In the past two years, CCRES international scientists and researchers have made frequent visits to Selayar and other parts of Indonesia to work with the CCRES Indonesian team, conducting research, talking to stakeholders, and sharing knowledge gained with each other and with other researchers and projects. Research teams and activities were planned around the project’s three-component approach: 1) Quantifying the value and market potential of coral reef and mangrove ecosystem services; 2) Generating robust local economies that capture and sustain marine ecosystem services; and 3) Promoting behaviour change through outreach, decision support and regional learning.

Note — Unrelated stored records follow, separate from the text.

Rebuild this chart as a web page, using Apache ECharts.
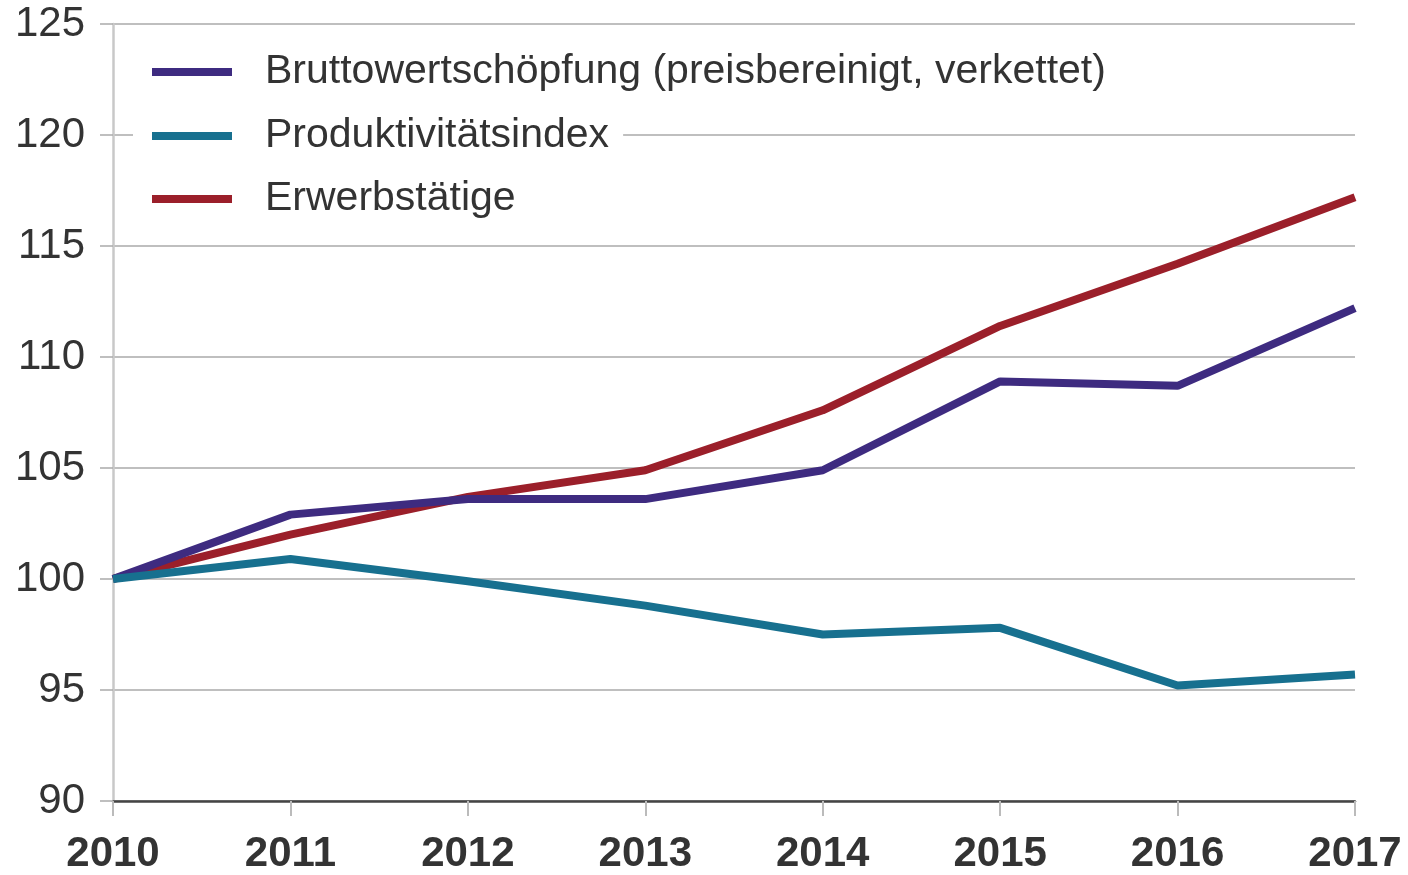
<!DOCTYPE html>
<html>
<head>
<meta charset="utf-8">
<script src="https://cdn.jsdelivr.net/npm/echarts@6/dist/echarts.min.js"></script>
<style>
  html, body { margin: 0; padding: 0; background: #fff; }
  #chart { width: 1408px; height: 875px; }
</style>
</head>
<body>
<div id="chart"></div>
<script>
// Jahre (x-Achse)
const years = ['2010', '2011', '2012', '2013', '2014', '2015', '2016', '2017'];

// Indexwerte, 2010 = 100
const bruttowertschoepfung = [100, 102.9, 103.6, 103.6, 104.9, 108.9, 108.7, 112.2];
const produktivitaet = [100, 100.9, 99.9, 98.8, 97.5, 97.8, 95.2, 95.7];
const erwerbstaetige = [100, 102.0, 103.7, 104.9, 107.6, 111.4, 114.2, 117.2];

const seriesNames = [
    'Bruttowertschöpfung (preisbereinigt, verkettet)',
    'Produktivitätsindex',
    'Erwerbstätige'
];
const colors = ['#3e2b80', '#17708f', '#9b1f2a'];

const font = 'Liberation Sans, Arial, sans-serif';

// je Eintrag eine eigene Legende mit weißem Hintergrund
const legendTops = [43, 107, 170];
const legends = seriesNames.map((name, i) => ({
    orient: 'vertical',
    left: 133,
    top: legendTops[i],
    backgroundColor: '#fff',
    padding: [4, 14, 4, 19],
    icon: 'rect',
    itemWidth: 80,
    itemHeight: 8,
    textStyle: {
        fontFamily: font,
        fontSize: 41,
        color: '#333',
        padding: [0, 0, 0, 28],
        lineHeight: 50
    },
    data: [name]
}));

const chart = echarts.init(document.getElementById('chart'));

const option = {
    animation: false,
    color: colors,
    grid: {
        left: 113,
        right: 53,
        top: 24,
        bottom: 72
    },
    legend: legends,
    xAxis: {
        type: 'category',
        data: years,
        boundaryGap: false,
        axisLine: { lineStyle: { color: '#444', width: 2.5 } },
        axisTick: {
            alignWithLabel: true,
            length: 15,
            lineStyle: { color: '#bbb', width: 2 }
        },
        axisLabel: {
            margin: 32,
            fontFamily: font,
            fontSize: 42,
            fontWeight: 'bold',
            color: '#333'
        }
    },
    yAxis: {
        type: 'value',
        min: 90,
        max: 125,
        interval: 5,
        axisLine: { show: true, lineStyle: { color: '#c8c8c8', width: 2.5 } },
        axisTick: {
            show: true,
            length: 13,
            lineStyle: { color: '#aaa', width: 1.5 }
        },
        splitLine: { lineStyle: { color: '#aaa', width: 1.5 } },
        axisLabel: {
            margin: 28,
            fontFamily: font,
            fontSize: 42,
            color: '#333'
        }
    },
    series: [
        {
            name: seriesNames[0],
            type: 'line',
            data: bruttowertschoepfung,
            showSymbol: false,
            lineStyle: { width: 8 },
            z: 3
        },
        {
            name: seriesNames[1],
            type: 'line',
            data: produktivitaet,
            showSymbol: false,
            lineStyle: { width: 8 },
            z: 4
        },
        {
            name: seriesNames[2],
            type: 'line',
            data: erwerbstaetige,
            showSymbol: false,
            lineStyle: { width: 8 },
            z: 2
        }
    ]
};

chart.setOption(option);
</script>
</body>
</html>
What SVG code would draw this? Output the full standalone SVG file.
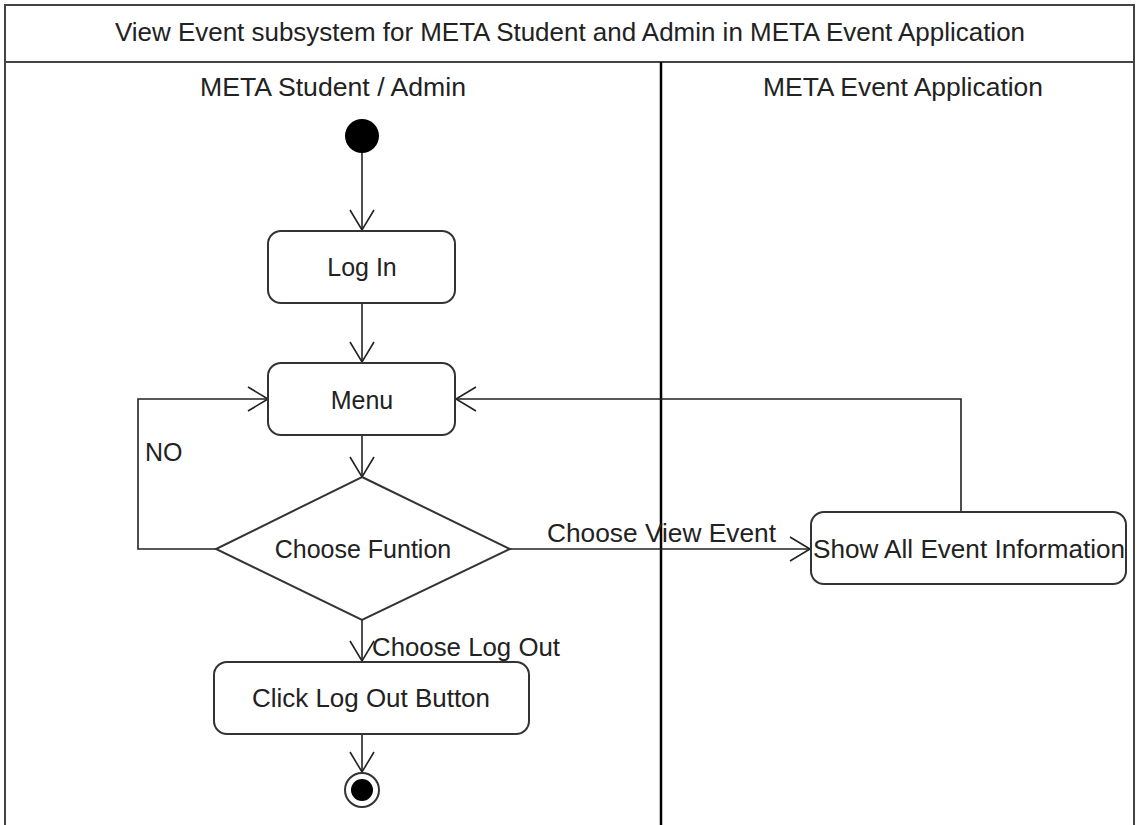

This year, one team representing a partnership between scientists from UQ and CCMRS IPB visited selected sites in Selayar to study factors that change the way local people live with, work with, and enjoy coastal ecosystems, including fisheries and coral reefs. The team is currently analysing the results to determine the needs, values, levers and drivers that foster behaviour change among individuals and households. Once these factors are analysed the team, comprising Erik Simmons from UQ and Dr Eva Anggraini, Dr Yudi Wahyudin and Dr Arsyad Al Amin from IPB-Bogor, will co-design and pilot test an intervention (based on the principles of UQ’s Positive Parenting Program–Triple P) to change behaviours in local communities. The objective of the intervention is to reduce the risk factors that cause individuals to damage marine ecosystems, while enhancing the factors that lead to the protection of these ecosystems.

Arsyad Al Amin (IPB), Erik Simmons (UQ) and Yuni Kumoloraras in discussions with villagers in Kahu Kahu village

Another CCRES team of Indonesian researchers working to quantify the value and market potential of coral reef ecosystem services is led by Lisda Haryani. She works with CCRES as a Masters student under the supervision of Professors Jamaluddin Jompa from Hasanuddin University and Peter Mumby from UQ, both of whom are scientists and members of the project. Early this year, Lisda Haryani and her team interviewed fishers and stakeholders in three sub-districts in Selayar to analyse and understand the capacity of local communities to shift from coral reef to pelagic fisheries. Preliminary results indicate that fishers are experiencing a significant reduction in overall catches, with the biggest problems facing coral reef fishers in moving towards pelagic fisheries being a lack of fishing tools, boats, resources and skills, as well as fishing by fishers outside of Selayar. Any government program or initiatives to help coral reef fishers like Hasan to move away from coral reef fisheries towards more profitable and sustainable pelagic fishing must therefore address these issues.

“I am identifying opportunities for local fishers to shift from coral reef fishing to pelagic fishing,” said Lisda Haryani.

Lisda Haryani, CCRES researcher, with children from a coastal village in Selayar

“If villagers can make the transition to pelagic fishing, it will help improve their livelihoods and the economy of Selayar, and give coral reefs a chance to recover.”

When all the modelling and tools developed by this project are completed and shared with national and local governments, businesses and communities for uptake and implementation, and the CCRES project has successfully demonstrated the fundamental links between healthy ecosystems and the economic benefits derived from ecosystem services, then someday, Hasan need not stop fishing, and he can catch fish as big as he remembers from his childhood, all while helping to conserve coral reefs.